▸ **Direction**
Every line of the material is to be quoted verbatim, minus the pictures.

————————

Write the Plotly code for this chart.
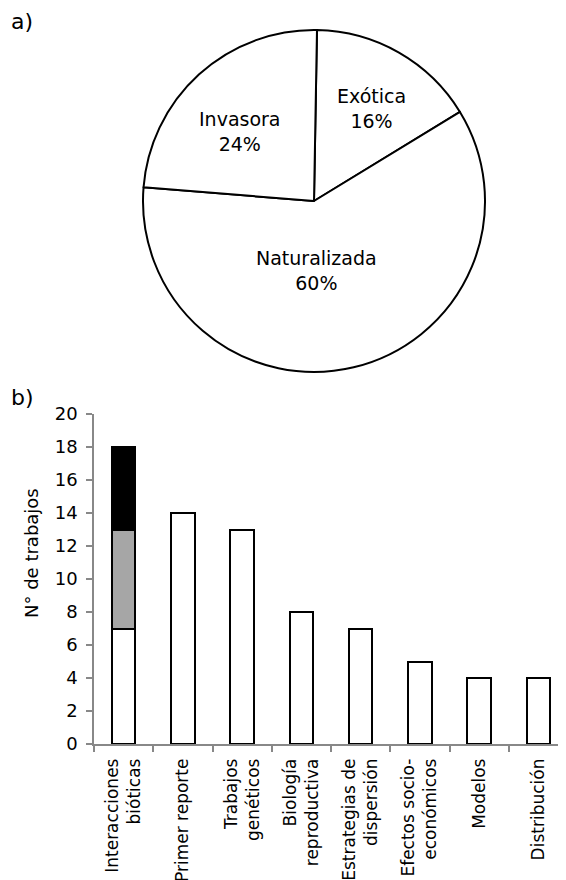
import plotly.graph_objects as go

# ---- data ----
pie_labels = ["Exótica", "Naturalizada", "Invasora"]
pie_values = [16, 60, 24]

categories = ["Interacciones bióticas", "Primer reporte", "Trabajos genéticos",
              "Biología reproductiva", "Estrategias de dispersión",
              "Efectos socio-económicos", "Modelos", "Distribución"]
tick_labels = ["Interacciones<br>bióticas", "Primer reporte", "Trabajos<br>genéticos",
               "Biología<br>reproductiva", "Estrategias de<br>dispersión",
               "Efectos socio-<br>económicos", "Modelos", "Distribución"]
base_values = [7, 14, 13, 8, 7, 5, 4, 4]
gray_values = [6, None, None, None, None, None, None, None]
black_values = [5, None, None, None, None, None, None, None]

y_ticks = list(range(0, 21, 2))
y_title = "N° de trabajos"

W, H = 566, 880
OFF = 8  # page body margin
FONT = "DejaVu Sans"


def px_x(x):
    return (x - OFF) / W


def px_y(y):
    return 1 - (y - OFF) / H


fig = go.Figure()

fig.add_trace(go.Pie(
    labels=pie_labels, values=pie_values, sort=False, direction="clockwise",
    rotation=1,
    marker=dict(colors=["white"] * 3, line=dict(color="black", width=2)),
    textinfo="none",
    domain=dict(x=[px_x(143), px_x(485)], y=[px_y(372), px_y(30)]),
    showlegend=False, hoverinfo="skip",
))

bar_line = dict(color="black", width=2)
fig.add_trace(go.Bar(x=categories, y=base_values, width=0.4,
                     marker=dict(color="white", line=bar_line),
                     showlegend=False, hoverinfo="skip"))
fig.add_trace(go.Bar(x=categories, y=gray_values, width=0.4,
                     marker=dict(color="#a6a6a6", line=bar_line),
                     showlegend=False, hoverinfo="skip"))
fig.add_trace(go.Bar(x=categories, y=black_values, width=0.4,
                     marker=dict(color="black", line=bar_line),
                     showlegend=False, hoverinfo="skip"))

# pie slice labels (text only)
total = sum(pie_values)
label_pos = {"Exótica": (371, 109), "Naturalizada": (316, 270), "Invasora": (240, 131)}
annotations = []
for lab, val in zip(pie_labels, pie_values):
    x, y = label_pos[lab]
    annotations.append(dict(
        text=f"{lab}<br>{round(val / total * 100)}%", x=px_x(x), y=px_y(y),
        xref="paper", yref="paper", xanchor="center", yanchor="middle",
        showarrow=False, align="center",
        font=dict(size=19, family=FONT, color="black")))

annotations += [
    dict(text="a)", x=px_x(9), y=px_y(22), xref="paper", yref="paper",
         xanchor="left", yanchor="middle", showarrow=False,
         font=dict(size=22, family=FONT, color="black")),
    dict(text="b)", x=px_x(9), y=px_y(397), xref="paper", yref="paper",
         xanchor="left", yanchor="middle", showarrow=False,
         font=dict(size=22, family=FONT, color="black")),
    dict(text=y_title, x=px_x(31), y=px_y(553), xref="paper", yref="paper",
         xanchor="center", yanchor="middle", textangle=-90, showarrow=False,
         font=dict(size=18, family=FONT, color="black")),
]

fig.update_layout(
    width=W, height=H,
    margin=dict(l=0, r=0, t=0, b=0),
    paper_bgcolor="white", plot_bgcolor="white",
    barmode="stack",
    font=dict(family=FONT, color="black"),
    xaxis=dict(
        domain=[px_x(94), px_x(568)], range=[-0.5, 7.5],
        tickmode="array", tickvals=categories, ticktext=tick_labels,
        tickangle=-90, tickson="boundaries",
        ticks="outside", ticklen=6, tickcolor="#888888", tickwidth=1.5,
        showline=True, linecolor="#888888", linewidth=1.5,
        showgrid=False, zeroline=False,
        tickfont=dict(size=17, family=FONT, color="black"),
        ticklabelstandoff=6,
        automargin=False, fixedrange=True,
    ),
    yaxis=dict(
        domain=[px_y(744), px_y(414)], range=[0, 20],
        tickmode="array", tickvals=y_ticks,
        ticks="outside", ticklen=6, tickcolor="#888888", tickwidth=1.5,
        showline=True, linecolor="#888888", linewidth=1.5,
        showgrid=False, zeroline=False,
        tickfont=dict(size=18, family=FONT, color="black"),
        ticklabelstandoff=5,
        automargin=False, fixedrange=True,
    ),
    annotations=annotations,
)

fig.write_html("out.html")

————————

▸ **Result below**
Write the Plotly code for this chart.
import plotly.graph_objects as go

# ---- data ----
pie_labels = ["Exótica", "Naturalizada", "Invasora"]
pie_values = [16, 60, 24]

categories = ["Interacciones bióticas", "Primer reporte", "Trabajos genéticos",
              "Biología reproductiva", "Estrategias de dispersión",
              "Efectos socio-económicos", "Modelos", "Distribución"]
tick_labels = ["Interacciones<br>bióticas", "Primer reporte", "Trabajos<br>genéticos",
               "Biología<br>reproductiva", "Estrategias de<br>dispersión",
               "Efectos socio-<br>económicos", "Modelos", "Distribución"]
base_values = [7, 14, 13, 8, 7, 5, 4, 4]
gray_values = [6, None, None, None, None, None, None, None]
black_values = [5, None, None, None, None, None, None, None]

y_ticks = list(range(0, 21, 2))
y_title = "N° de trabajos"

W, H = 566, 880
OFF = 8  # page body margin
FONT = "DejaVu Sans"


def px_x(x):
    return (x - OFF) / W


def px_y(y):
    return 1 - (y - OFF) / H


fig = go.Figure()

fig.add_trace(go.Pie(
    labels=pie_labels, values=pie_values, sort=False, direction="clockwise",
    rotation=1,
    marker=dict(colors=["white"] * 3, line=dict(color="black", width=2)),
    textinfo="none",
    domain=dict(x=[px_x(143), px_x(485)], y=[px_y(372), px_y(30)]),
    showlegend=False, hoverinfo="skip",
))

bar_line = dict(color="black", width=2)
fig.add_trace(go.Bar(x=categories, y=base_values, width=0.4,
                     marker=dict(color="white", line=bar_line),
                     showlegend=False, hoverinfo="skip"))
fig.add_trace(go.Bar(x=categories, y=gray_values, width=0.4,
                     marker=dict(color="#a6a6a6", line=bar_line),
                     showlegend=False, hoverinfo="skip"))
fig.add_trace(go.Bar(x=categories, y=black_values, width=0.4,
                     marker=dict(color="black", line=bar_line),
                     showlegend=False, hoverinfo="skip"))

# pie slice labels (text only)
total = sum(pie_values)
label_pos = {"Exótica": (371, 109), "Naturalizada": (316, 270), "Invasora": (240, 131)}
annotations = []
for lab, val in zip(pie_labels, pie_values):
    x, y = label_pos[lab]
    annotations.append(dict(
        text=f"{lab}<br>{round(val / total * 100)}%", x=px_x(x), y=px_y(y),
        xref="paper", yref="paper", xanchor="center", yanchor="middle",
        showarrow=False, align="center",
        font=dict(size=19, family=FONT, color="black")))

annotations += [
    dict(text="a)", x=px_x(9), y=px_y(22), xref="paper", yref="paper",
         xanchor="left", yanchor="middle", showarrow=False,
         font=dict(size=22, family=FONT, color="black")),
    dict(text="b)", x=px_x(9), y=px_y(397), xref="paper", yref="paper",
         xanchor="left", yanchor="middle", showarrow=False,
         font=dict(size=22, family=FONT, color="black")),
    dict(text=y_title, x=px_x(31), y=px_y(553), xref="paper", yref="paper",
         xanchor="center", yanchor="middle", textangle=-90, showarrow=False,
         font=dict(size=18, family=FONT, color="black")),
]

fig.update_layout(
    width=W, height=H,
    margin=dict(l=0, r=0, t=0, b=0),
    paper_bgcolor="white", plot_bgcolor="white",
    barmode="stack",
    font=dict(family=FONT, color="black"),
    xaxis=dict(
        domain=[px_x(94), px_x(568)], range=[-0.5, 7.5],
        tickmode="array", tickvals=categories, ticktext=tick_labels,
        tickangle=-90, tickson="boundaries",
        ticks="outside", ticklen=6, tickcolor="#888888", tickwidth=1.5,
        showline=True, linecolor="#888888", linewidth=1.5,
        showgrid=False, zeroline=False,
        tickfont=dict(size=17, family=FONT, color="black"),
        ticklabelstandoff=6,
        automargin=False, fixedrange=True,
    ),
    yaxis=dict(
        domain=[px_y(744), px_y(414)], range=[0, 20],
        tickmode="array", tickvals=y_ticks,
        ticks="outside", ticklen=6, tickcolor="#888888", tickwidth=1.5,
        showline=True, linecolor="#888888", linewidth=1.5,
        showgrid=False, zeroline=False,
        tickfont=dict(size=18, family=FONT, color="black"),
        ticklabelstandoff=5,
        automargin=False, fixedrange=True,
    ),
    annotations=annotations,
)

fig.write_html("out.html")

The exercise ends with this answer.